Император Максимилиан на триумфальной колеснице, увенчиваемый олицетворениями добродетелей
Каетан решил быть с ним как можно более мягким и, когда Лютер явился в Аугсбург, принял его весьма ласково и отечески увещевал отречься от своих заблуждений. Но на Лютера эта любезность мало подействовала. Он рассчитывал, что будет иметь возможность открыто защищать свои взгляды, готовился даже положить за них голову. Но вышло совсем не то. Правда, при втором свидании кардинал, видя, что Лютер не поддается, удостоил даже вступить с ним в спор и стал доказывать ошибочность его взглядов. Но точки зрения обоих людей были слишком различны, чтобы они могли понять друг друга. Один ссылался на учение Фомы и папские буллы, другой требовал доказательств из Св. Писания. Наконец Каетан потерял терпение и оборвал спор лаконическим возгласом: “Revoca! revoca (отрекись)!” Лютер, в пылу спора, также утратил свою сдержанность и высказал противнику несколько горьких истин. Тогда разгневанный кардинал приказал ему удалиться и вернуться только в том случае, если он согласится отречься.

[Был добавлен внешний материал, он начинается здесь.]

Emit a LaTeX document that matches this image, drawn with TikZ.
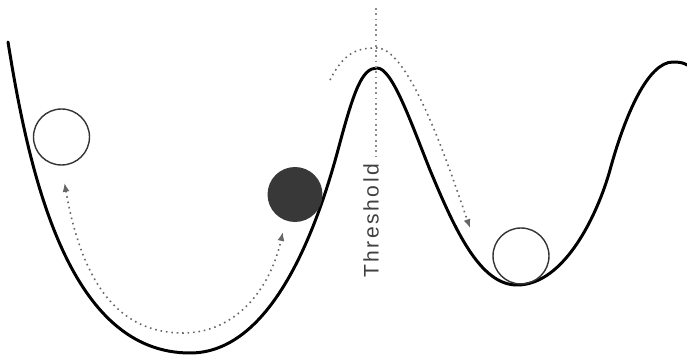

Тем и кончилось свидание, на которое Лютер возлагал такие большие надежды. Опасаясь за свою безопасность, он по совету друзей ночью 20 октября тайно оставил Аугсбург, предварительно написав обычную апелляцию к папе.
Каетан пожаловался курфюрсту, требуя от него, чтобы он послал Лютера в Рим или изгнал из своих владений. Но Фридрих ответил на его письмо только через четыре недели, и притом в таком смысле, что нельзя требовать от Лютера отречения, пока ему не доказана ложность его учения, и что надо дать ему возможность защищаться и выслушать мнения университетов.
Попытки к примирению со стороны Рима не ограничились, впрочем, одними аугсбургскими переговорами. Новый посланник папы, Карл Мильтиц, родом саксонец, имевший, между прочим, поручение задобрить Фридриха высшим знаком папского благоволения – Золотой Розой, взялся за дело очень ловко. Он вызвал к себе Лютера в Альтенбург (в начале 1519 года) и обошелся с ним необыкновенно любезно, даже сердечно. Он сам стал горячо осуждать пред Лютером поведение Тецеля, откровенно сознаваясь, что в течение целого столетия ни одно дело не причинило Риму столько забот, как это; рассказывал, что во время своего путешествия изучал настроение умов и нашел, что на каждого приверженца папы приходится по три сторонника Лютера; открыто восхищался его мужеством, но в то же время говорил, что ему не следовало брать на себя такую ответственность и так сильно огорчать его святейшество. Говоря о вреде, который Лютер нанес святой церкви, Мильтиц даже прослезился. На прощанье он поцеловал Лютера.
Дипломатия Мильтица оказалась успешной. Лютер, правда, отнесся недоверчиво к его искренности: в письме к одному другу он даже называет его слезы “крокодиловыми”, а поцелуй – “поцелуем Иуды”. Тем не менее, видя такую мягкость со стороны курии, он не мог отказаться от некоторых уступок. Так, Лютер согласился написать папе письмо, в котором признавал, что был слишком резок в своих нападках на церковь, и снова выражал ей свою покорность. В таком же духе было написано им воззвание к народу. Само же дело его, по условию с Мильтицем, должно было быть передано на суд немецкого епископа, но с тем, чтобы, в случае, если Лютер не сумеет подчиниться его решению, он имел право апелляции к собору. В ожидании этого решения он отказывался от дальнейших споров, лишь бы и противная сторона соблюдала молчание.